Teve atuação decisiva no ensino de pintura da Califórnia, onde trabalhou como professor na School of Fine-Arts de São Francisco,. Sua importância e ação objetivaram a criação da Richard Diebenkorn Foundation no final do século 20.

5-  Em verdade, a superação dos limites se inicia, na pintura americana, no séc. XIX, quando os paisagistas alteram a escala dos chassis, dilatando o campo visual, e alterando escala e valores de percepção. Desta forma a paisagem pintada se torna dramaticamente diferenciada da escola inglesa. É fácil perceber a influência desta pintura no cinema americano, nas grandes telas do expressionismo abstrato, bem como no olhar de Anselm Adams.

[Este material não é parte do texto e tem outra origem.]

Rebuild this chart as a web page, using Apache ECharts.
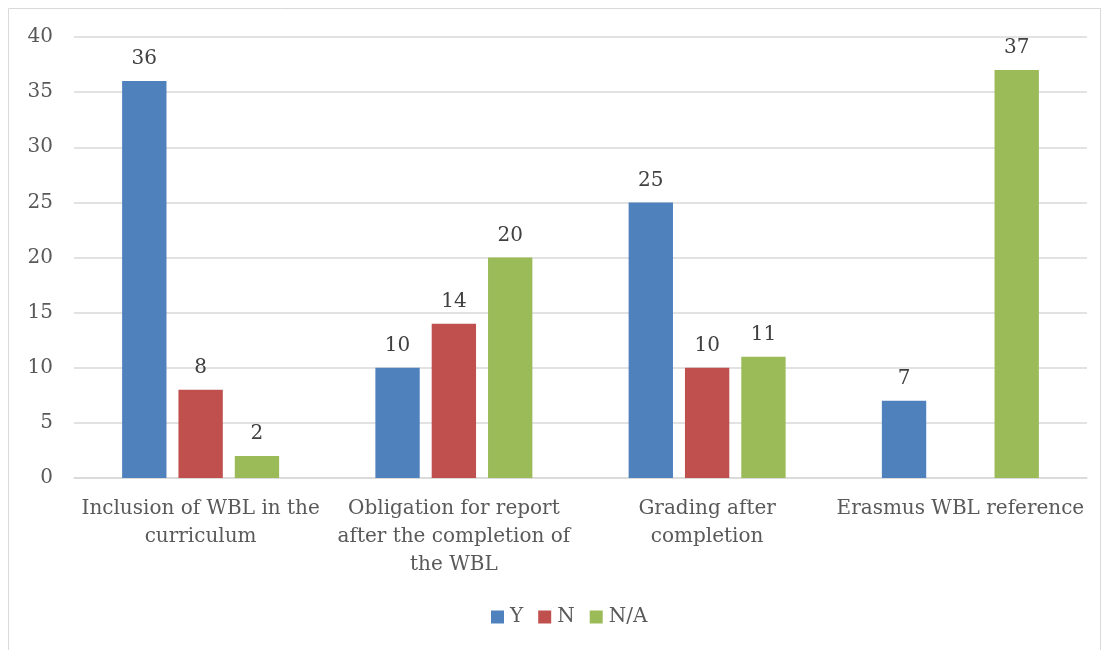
<!DOCTYPE html>
<html><head><meta charset="utf-8">
<script src="https://cdn.jsdelivr.net/npm/echarts@6/dist/echarts.min.js"></script>
<style>html,body{margin:0;padding:0;background:#fff}#c{width:1107px;height:650px}</style>
</head><body><div id="c"></div>
<script>
const categories = ['Inclusion of WBL in the\ncurriculum', 'Obligation for report\nafter the completion of\nthe WBL', 'Grading after\ncompletion', 'Erasmus WBL reference'];
const seriesNames = ['Y', 'N', 'N/A'];
const valuesY = [36, 10, 25, 7];
const valuesN = [8, 14, 10, null];
const valuesNA = [2, 20, 11, 37];
const yTicks = {min: 0, max: 40, interval: 5};
const colors = ['#4F81BD', '#C0504D', '#9BBB59'];
const font = 'DejaVu Serif';
const txt = '#595959';
const chart = echarts.init(document.getElementById('c'));
const mk = (name, data, i) => ({
  name, type: 'bar', data, barGap: '27%', barCategoryGap: '38%',
  itemStyle: {color: colors[i]},
  label: {show: true, position: 'top', distance: 12, color: '#404040', fontFamily: font, fontSize: 20},
  emphasis: {disabled: true}
});
chart.setOption({
  animation: false,
  textStyle: {fontFamily: font},
  graphic: [{type: 'rect', shape: {x: 8.5, y: 8.5, width: 1092, height: 660}, style: {fill: 'none', stroke: '#D9D9D9', lineWidth: 1}}],
  grid: {left: 74, right: 20, top: 37, bottom: 172, containLabel: false},
  legend: {bottom: 18, left: 486, itemWidth: 13, itemHeight: 13, itemGap: 15, icon: 'rect',
    textStyle: {color: txt, fontFamily: font, fontSize: 20, padding: [0, 0, 0, 1]}, data: seriesNames},
  xAxis: {type: 'category', data: categories,
    axisLine: {lineStyle: {color: '#D9D9D9', width: 1.5}}, axisTick: {show: false},
    axisLabel: {color: txt, fontFamily: font, fontSize: 20, lineHeight: 28, margin: 17, interval: 0}},
  yAxis: {type: 'value', min: yTicks.min, max: yTicks.max, interval: yTicks.interval,
    axisLine: {show: false}, axisTick: {show: false},
    splitLine: {lineStyle: {color: '#D9D9D9', width: 1.5}},
    axisLabel: {color: txt, fontFamily: font, fontSize: 20, margin: 21}},
  series: [mk('Y', valuesY, 0), mk('N', valuesN, 1), mk('N/A', valuesNA, 2)]
});
</script></body></html>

6-  Os estudos de “Fine-Arts” de Nicholson se iniciam na cidade de Austin, no Texas, para logo após ser transferido para a Universidade de Houston, no mesmo estado. Durante o período das décadas de sessenta e setenta, Houston foi um grande pólo gravitacional do universo artístico norte-americano . Local de grandes debates e centro de pesquisa, a metrópole texana recebia, em seu campus universitário, os principais atores desta revolução estética. Não fazia parte da História como agora, pois ainda não havia o distanciamento crítico proporcionado pelo tempo.

O relato do artista abrange seu contato com Robert Rauchemberg e Claus Oldenburg entre tantos outros do incrível cenário, que transformou a escola de pintura de Houston em um dos principais geradores de arte do panorama norte-americano.